DIRECTIONS FOR THIS TASK ▸
Transcribe everything in the data word for word. Pictures are left out.

- - -

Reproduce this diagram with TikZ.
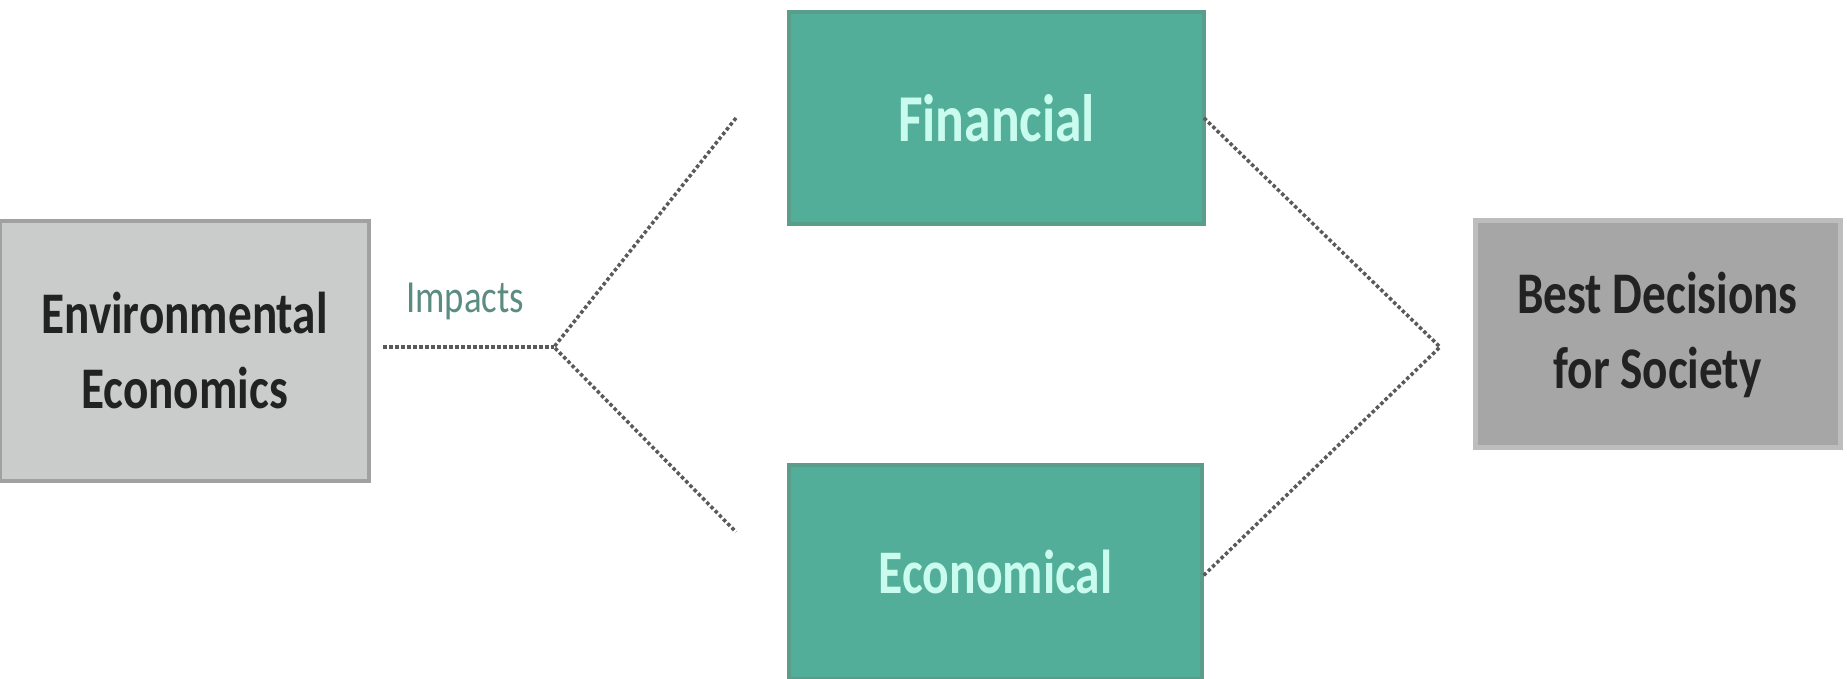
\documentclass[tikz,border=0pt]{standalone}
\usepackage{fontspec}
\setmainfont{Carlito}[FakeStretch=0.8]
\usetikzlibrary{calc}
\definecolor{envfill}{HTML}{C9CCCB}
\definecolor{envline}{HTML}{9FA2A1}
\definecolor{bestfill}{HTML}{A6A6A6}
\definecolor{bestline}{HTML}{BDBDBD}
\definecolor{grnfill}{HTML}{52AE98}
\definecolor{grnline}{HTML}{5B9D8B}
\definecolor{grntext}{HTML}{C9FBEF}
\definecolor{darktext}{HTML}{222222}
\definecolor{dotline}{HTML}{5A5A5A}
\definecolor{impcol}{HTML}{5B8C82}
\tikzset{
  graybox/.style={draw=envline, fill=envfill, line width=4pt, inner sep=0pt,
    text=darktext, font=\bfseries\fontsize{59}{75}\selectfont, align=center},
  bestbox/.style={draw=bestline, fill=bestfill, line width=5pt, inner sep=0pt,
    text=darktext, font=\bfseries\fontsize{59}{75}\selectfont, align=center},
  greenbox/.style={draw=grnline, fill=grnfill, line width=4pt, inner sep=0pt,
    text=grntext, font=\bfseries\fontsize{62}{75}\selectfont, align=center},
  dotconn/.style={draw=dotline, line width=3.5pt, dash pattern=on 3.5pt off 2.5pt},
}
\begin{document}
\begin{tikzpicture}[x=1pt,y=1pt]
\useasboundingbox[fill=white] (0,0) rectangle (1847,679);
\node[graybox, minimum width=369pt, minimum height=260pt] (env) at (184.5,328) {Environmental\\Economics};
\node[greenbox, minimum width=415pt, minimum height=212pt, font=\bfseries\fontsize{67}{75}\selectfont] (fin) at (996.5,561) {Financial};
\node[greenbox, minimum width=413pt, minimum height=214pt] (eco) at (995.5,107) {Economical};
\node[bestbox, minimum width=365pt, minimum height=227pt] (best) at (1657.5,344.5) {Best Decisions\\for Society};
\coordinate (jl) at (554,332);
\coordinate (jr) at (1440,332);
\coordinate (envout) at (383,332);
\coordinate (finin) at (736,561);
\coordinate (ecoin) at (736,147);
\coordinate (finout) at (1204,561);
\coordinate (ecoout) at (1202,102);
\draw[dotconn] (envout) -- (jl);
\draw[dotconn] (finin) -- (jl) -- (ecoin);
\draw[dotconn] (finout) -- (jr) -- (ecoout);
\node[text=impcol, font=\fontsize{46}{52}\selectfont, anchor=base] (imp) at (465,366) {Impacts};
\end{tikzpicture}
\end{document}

- - -

COMPLETE OUTPUT ▸
Reproduce this diagram with TikZ.
\documentclass[tikz,border=0pt]{standalone}
\usepackage{fontspec}
\setmainfont{Carlito}[FakeStretch=0.8]
\usetikzlibrary{calc}
\definecolor{envfill}{HTML}{C9CCCB}
\definecolor{envline}{HTML}{9FA2A1}
\definecolor{bestfill}{HTML}{A6A6A6}
\definecolor{bestline}{HTML}{BDBDBD}
\definecolor{grnfill}{HTML}{52AE98}
\definecolor{grnline}{HTML}{5B9D8B}
\definecolor{grntext}{HTML}{C9FBEF}
\definecolor{darktext}{HTML}{222222}
\definecolor{dotline}{HTML}{5A5A5A}
\definecolor{impcol}{HTML}{5B8C82}
\tikzset{
  graybox/.style={draw=envline, fill=envfill, line width=4pt, inner sep=0pt,
    text=darktext, font=\bfseries\fontsize{59}{75}\selectfont, align=center},
  bestbox/.style={draw=bestline, fill=bestfill, line width=5pt, inner sep=0pt,
    text=darktext, font=\bfseries\fontsize{59}{75}\selectfont, align=center},
  greenbox/.style={draw=grnline, fill=grnfill, line width=4pt, inner sep=0pt,
    text=grntext, font=\bfseries\fontsize{62}{75}\selectfont, align=center},
  dotconn/.style={draw=dotline, line width=3.5pt, dash pattern=on 3.5pt off 2.5pt},
}
\begin{document}
\begin{tikzpicture}[x=1pt,y=1pt]
\useasboundingbox[fill=white] (0,0) rectangle (1847,679);
\node[graybox, minimum width=369pt, minimum height=260pt] (env) at (184.5,328) {Environmental\\Economics};
\node[greenbox, minimum width=415pt, minimum height=212pt, font=\bfseries\fontsize{67}{75}\selectfont] (fin) at (996.5,561) {Financial};
\node[greenbox, minimum width=413pt, minimum height=214pt] (eco) at (995.5,107) {Economical};
\node[bestbox, minimum width=365pt, minimum height=227pt] (best) at (1657.5,344.5) {Best Decisions\\for Society};
\coordinate (jl) at (554,332);
\coordinate (jr) at (1440,332);
\coordinate (envout) at (383,332);
\coordinate (finin) at (736,561);
\coordinate (ecoin) at (736,147);
\coordinate (finout) at (1204,561);
\coordinate (ecoout) at (1202,102);
\draw[dotconn] (envout) -- (jl);
\draw[dotconn] (finin) -- (jl) -- (ecoin);
\draw[dotconn] (finout) -- (jr) -- (ecoout);
\node[text=impcol, font=\fontsize{46}{52}\selectfont, anchor=base] (imp) at (465,366) {Impacts};
\end{tikzpicture}
\end{document}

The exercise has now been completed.